What-quoi-will you wear to your Eid bonanza? Makeup-wise, of course. Because everything else is non-negotiable.



Look- le dress, will be ostentatious as a conman's mansion, non?

 Le jewels, yours and your cousin's, they shall be winking lasvicsiously at each other from across the table, sensing an impending entanglement when you two sally forth to do the Eid Embrace.

Le hair, it shall be DONE-a-roo, as they say in Australia. (Crocodile Done-dee.)

Le heels-they shall be kindly lending you an extra 5 inches so as to compound the discomfort that glamour requires.






So why-why-why-nande- tread the territory of Overdone Aunt on the Prowl, and INSIST on heavy makeup too?
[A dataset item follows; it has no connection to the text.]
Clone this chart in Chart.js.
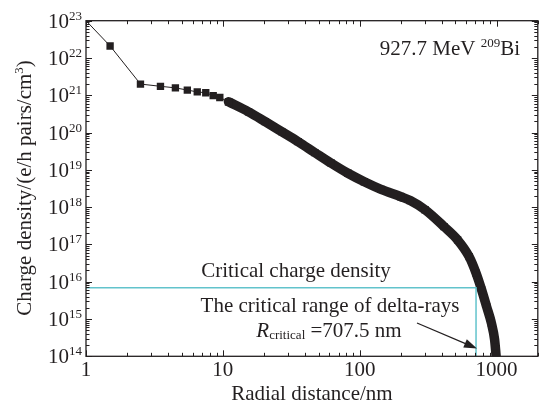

Do you really want a tri-coloured smokey, poorly applied falsies, 
to top off the towering, dangerously swaying, off-centered wedding cake, that will be your Eid Look? Enough to put your loved ones through the strain of suppressing their grimaces, as the Look deteriorates over the course of a meal? 



"Wabi sabi, dear. It's all the rage. Do pass the wasabi," she smiled brightly. It would be a rather fetching smile too, if it hadn't revealed the blood-red lipstick coating her front two teeth.

 If you spray on perfume like an Arab sheikha would, about to head out to a club with her doting but unsuspecting dad's credit card, well then-the effect will be deadly. Repulsive as pest spray, but without the benefit of warding off mosquitoes. And no-tis not always desirable to be a knockout. 

(My point, which I shall get to, as I most certainly plan on it, and it shall ensue, and come forth, within a moment if not sooner, the point that is, what else but.)


Look- a friendly suggestion. For your makeup at least, do something mild, not major. 

A soft bronze or taupe eye, perhaps, or just a winged liner instead of KOHL EVERYWHERE. A subtle wash of interesting colour as opposed to a muddied rainbow. One product for lips instead of a gruesome monstrosity of dark liner/pale lipstick/thick gloss.

 Don't worry about the bright festive colours and Rooh Afzah stains detracting from a pared back face. They won't drown it out and you still have room for fun. 

Sans three sets of crusty false lashes, cakey foundation, glittery cheekbones, smeared fuchsia lips. The children will thank you.

I'm going for Lush Sophisticated cream shadow with Pupa Luminys 401 for the crease. Soft taupes.
 Tight lining and mascara, sheer cream blush, and soft pink lips. Still unsure as to what attire to don, but this refined palette will most definitely go with anything.

P.S.
If desi, plz keep this in mind as a rough guide to life: DON'T. DO. PAINDOO.
The only paindoos I'm cool with are the genuine ones. You know, with DON'T JALLUS painted in chilling Goosebumps font, on the back of their taxis/rickshaws/automotive transportation device.
They tend to see life in technicolor through holographic red/lime green goggles, and all is forgiven and even...appreciated.